Over the years, I’ve developed a natural response of avoidance… almost like a survival instinct. But I figured at some point I would need to inform my parental units that I was leaving the country for 4 months. So, 5 months after my deposit, and 2 months before I’d be leaving, I developed my strategy to let my parents know about Remote Year.
- Avoid it for as long as possible.
In my case, I made my down payment on June 1st and informed by parents of this life decision on a Sunday in November. This way, if there was going to be some sort of a fall out, there was only very limited time to argue. - Find a safe space for the conversation.
I opted for the Buddhist temple we visit on Sundays, so that if my mother was so inclined to freak out, she couldn’t. - Bring up the topic casually.
My conversation went something like this:
Me: So, you guys will be visiting Viet Nam next year.
Dad: Yeah, probably around March, you want to come?
Me: No… I’ll be in Europe.
Dad: Oh, for how long?
Me: Four months.
The conversation continued with various questions from my mom - Quell concerns with real life examples.

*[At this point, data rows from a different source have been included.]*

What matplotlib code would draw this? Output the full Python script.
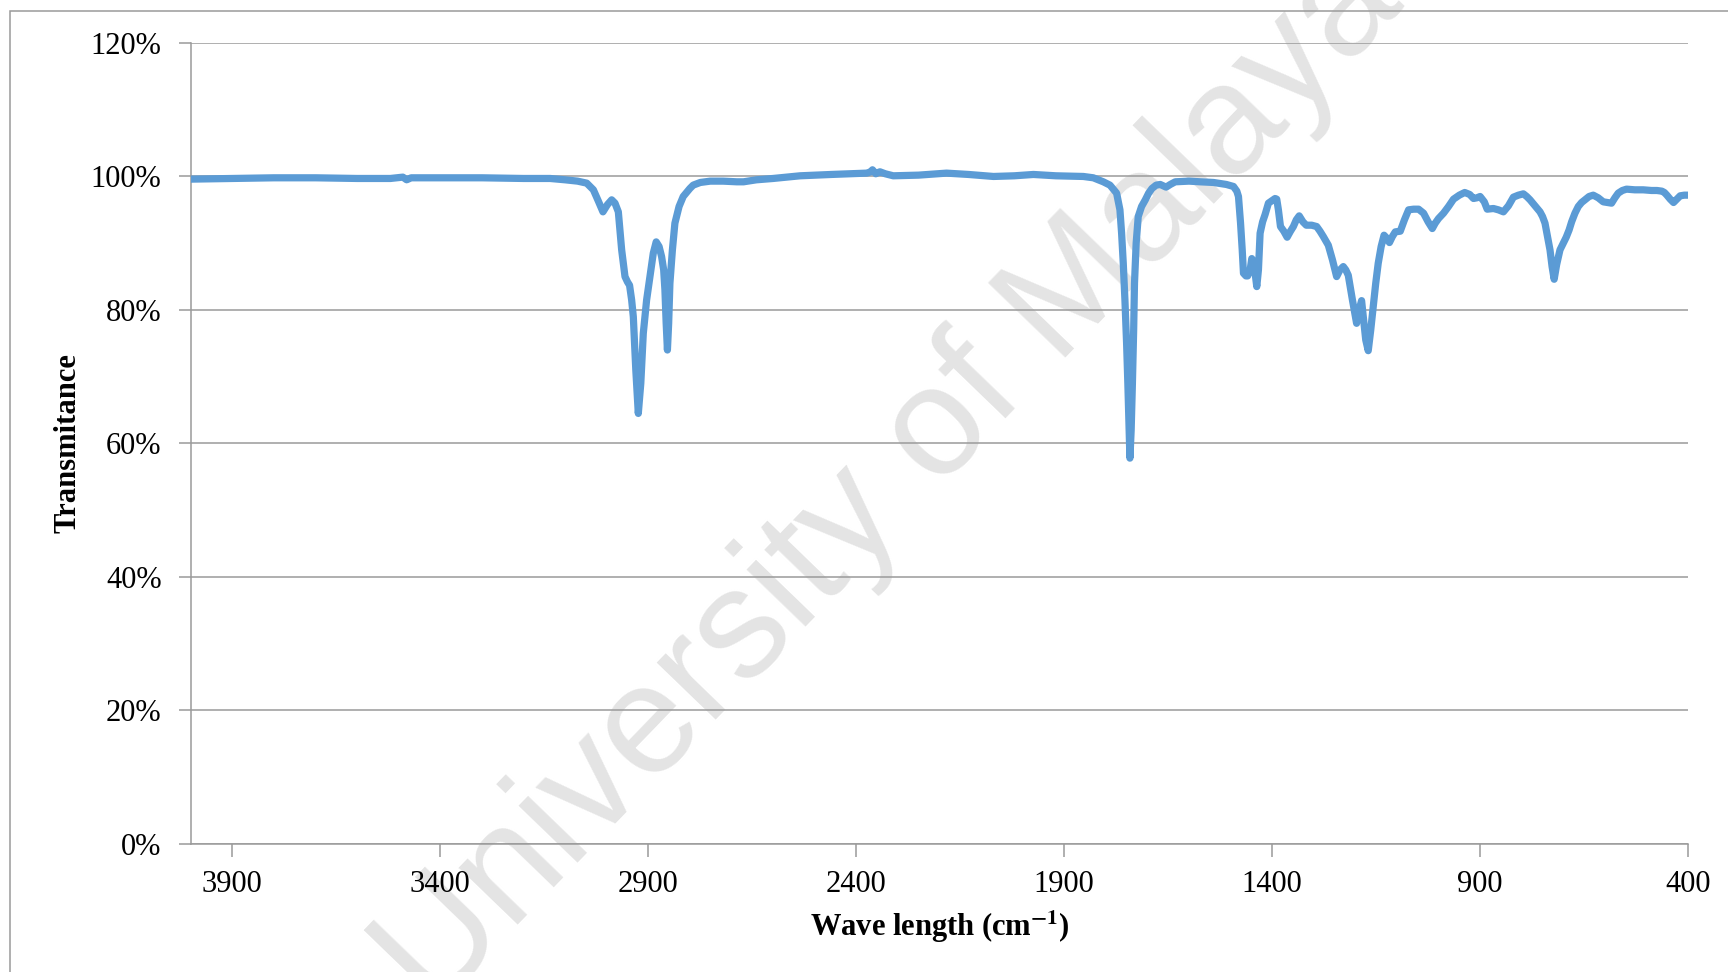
import matplotlib
matplotlib.use("Agg")
import matplotlib.pyplot as plt
from matplotlib.patches import Rectangle
from matplotlib.ticker import FuncFormatter

# ---- spectrum (wavenumber cm-1, transmittance %) ----
wavenumber = [
    4000, 3900, 3800, 3700, 3600, 3520, 3490, 3481, 3470, 3400, 3300, 3200,
    3136, 3100, 3070, 3048, 3032, 3020, 3009, 2998, 2988, 2980, 2972, 2964,
    2956, 2950, 2945, 2940, 2936, 2930, 2924, 2918, 2912, 2904, 2896, 2888,
    2881, 2874, 2868, 2863, 2860, 2857, 2854, 2851, 2848, 2842, 2836, 2826,
    2816, 2800, 2792, 2775, 2751, 2720, 2687, 2671, 2640, 2600, 2535, 2460,
    2375, 2365, 2361, 2357, 2353, 2347, 2343, 2330, 2311, 2250, 2183, 2130,
    2070, 2020, 1974, 1920, 1854, 1830, 1806, 1790, 1774, 1766, 1762, 1758,
    1754, 1750, 1747, 1744, 1742, 1739, 1736, 1733, 1731, 1727, 1722, 1714,
    1705, 1697, 1689, 1679, 1669, 1662, 1655, 1645, 1633, 1600, 1573, 1541,
    1510, 1493, 1485, 1481, 1476, 1472, 1469, 1463, 1459, 1453, 1449, 1445,
    1441, 1437, 1433, 1429, 1423, 1417, 1409, 1400, 1393, 1389, 1385, 1380,
    1372, 1364, 1356, 1349, 1342, 1335, 1326, 1318, 1305, 1293, 1285, 1277,
    1265, 1255, 1245, 1237, 1229, 1223, 1217, 1207, 1197, 1191, 1185, 1180,
    1175, 1169, 1163, 1157, 1151, 1145, 1138, 1131, 1125, 1118, 1111, 1104,
    1092, 1082, 1072, 1060, 1048, 1036, 1025, 1015, 1008, 1000, 988, 976,
    964, 950, 937, 925, 916, 908, 900, 890, 883, 868, 856, 844,
    832, 820, 808, 796, 788, 780, 768, 756, 750, 744, 738, 732,
    727, 722, 716, 708, 700, 693, 686, 680, 672, 664, 656, 648,
    638, 628, 616, 604, 594, 584, 576, 568, 558, 548, 528, 508,
    488, 475, 463, 457, 451, 443, 435, 427, 419, 409, 400,
]
transmittance = [
    99.6, 99.7, 99.8, 99.8, 99.7, 99.7, 99.9, 99.5, 99.8, 99.8, 99.8, 99.7,
    99.7, 99.5, 99.3, 99.0, 98.0, 96.3, 94.7, 95.8, 96.5, 96.0, 94.7, 89.0,
    85.0, 84.2, 83.7, 81.5, 79.0, 71.0, 64.5, 69.0, 76.5, 81.5, 85.0, 88.5,
    90.2, 89.5, 88.0, 86.0, 83.0, 78.0, 74.0, 78.0, 84.0, 89.0, 93.0, 95.5,
    97.0, 98.2, 98.7, 99.1, 99.3, 99.3, 99.2, 99.2, 99.5, 99.7, 100.1, 100.3,
    100.5, 100.7, 101.0, 100.7, 100.4, 100.6, 100.7, 100.4, 100.1, 100.2, 100.5, 100.3,
    100.0, 100.1, 100.3, 100.1, 100.0, 99.8, 99.2, 98.7, 97.5, 95.0, 91.5, 87.0,
    81.5, 75.0, 69.0, 62.0, 57.8, 62.0, 69.0, 77.0, 84.0, 90.0, 94.0, 95.5,
    96.5, 97.5, 98.2, 98.7, 98.8, 98.6, 98.4, 98.8, 99.2, 99.3, 99.2, 99.1,
    98.8, 98.5, 97.8, 97.0, 93.0, 89.0, 85.5, 85.1, 85.1, 86.0, 87.7, 87.2,
    85.5, 83.5, 86.0, 91.5, 93.2, 94.3, 96.0, 96.4, 96.7, 96.6, 95.0, 92.5,
    91.8, 90.9, 91.8, 92.5, 93.5, 94.1, 93.2, 92.7, 92.7, 92.5, 91.8, 91.0,
    89.7, 87.5, 85.0, 86.0, 86.5, 86.0, 85.2, 81.5, 78.0, 80.0, 81.4, 78.5,
    75.5, 73.9, 77.0, 80.5, 84.0, 87.0, 89.5, 91.2, 90.8, 90.1, 91.0, 91.7,
    91.8, 93.5, 95.0, 95.1, 95.1, 94.5, 93.2, 92.2, 93.0, 93.7, 94.5, 95.5,
    96.6, 97.2, 97.6, 97.3, 96.7, 96.8, 97.0, 96.2, 95.1, 95.2, 95.0, 94.7,
    95.6, 96.9, 97.2, 97.4, 97.0, 96.5, 95.6, 94.7, 94.0, 93.0, 91.0, 89.0,
    86.5, 84.6, 86.8, 89.0, 90.0, 90.9, 92.0, 93.2, 94.5, 95.5, 96.1, 96.5,
    97.0, 97.2, 96.8, 96.2, 96.1, 96.0, 96.8, 97.5, 97.9, 98.1, 98.0, 98.0,
    97.9, 97.9, 97.8, 97.6, 97.2, 96.6, 96.1, 96.6, 97.1, 97.2, 97.2,
]
x_ticks = [3900, 3400, 2900, 2400, 1900, 1400, 900, 400]
y_ticks = [0, 20, 40, 60, 80, 100, 120]

plt.rcParams["font.family"] = ["Liberation Serif", "DejaVu Serif"]
plt.rcParams["mathtext.fontset"] = "stix"

grey = "#9a9a9a"
fig = plt.figure(figsize=(17.28, 9.72), dpi=100)
ax = fig.add_axes([0.1104, 0.1317, 0.8665, 0.8241])
ax.set_facecolor("none")

# watermark behind everything
fig.text(0.515, 0.505, "University of Malaya", fontsize=112, family="Liberation Sans",
         color="#e4e4e4", rotation=46, ha="center", va="center", zorder=-5)

# outer border (partly cut off at right / bottom)
fig.add_artist(Rectangle((10 / 1728, -0.2), 1.2, 1.2 - 11 / 972,
                         transform=fig.transFigure, fill=False, edgecolor=grey,
                         linewidth=1.1, clip_on=False))

ax.plot(wavenumber, transmittance, color="#5b9bd5", linewidth=5.2,
        solid_joinstyle="round", solid_capstyle="round", zorder=3)

ax.set_xlim(4000, 400)
ax.set_ylim(0, 120)
ax.set_xticks(x_ticks)
ax.set_yticks(y_ticks)
ax.yaxis.set_major_formatter(FuncFormatter(lambda v, p: "%d%%" % v))
ax.grid(axis="y", color=grey, linewidth=1.1, zorder=1)
ax.set_axisbelow(True)

for s in ["top", "right"]:
    ax.spines[s].set_visible(False)
for s in ["left", "bottom"]:
    ax.spines[s].set_color(grey)
    ax.spines[s].set_linewidth(1.1)
ax.tick_params(axis="both", color=grey, width=1.1, length=9, labelsize=22)
ax.tick_params(axis="y", pad=12)
ax.tick_params(axis="x", pad=10)

ax.set_xlabel(r"Wave length (cm$^{\mathbf{-1}}$)", fontsize=22, fontweight="bold", labelpad=6)
ax.set_ylabel("Transmitance", fontsize=22, fontweight="bold", labelpad=6)

fig.savefig("out.png", dpi=100)
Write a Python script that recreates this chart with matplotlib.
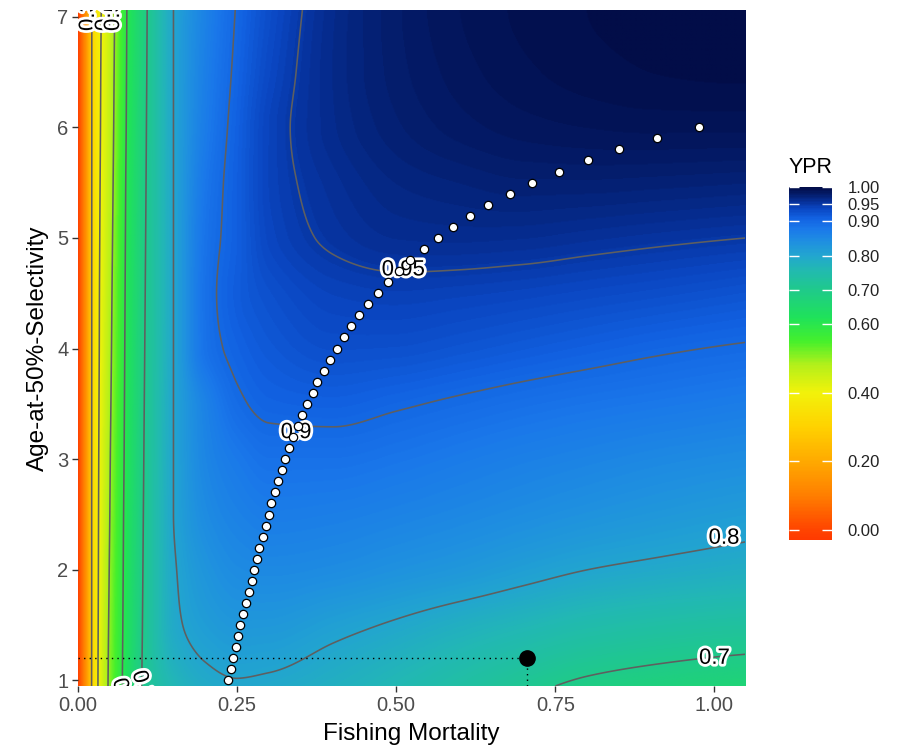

My mother actually said to me “What do you do? I don’t even know what you do!” which is fair, I don’t know how to translate Agile Practitioner, so I went to Project Manager in english, and then said, “It’s what aunt Doris used to do!” It seemed to make her feel much better that she could relate it to something and possibly have a conversation about it.
This probably isn’t the best strategy, and I fully acknowledge that, but it worked for me 😀 I mean, this is totally a healthy relationship and way of communication right?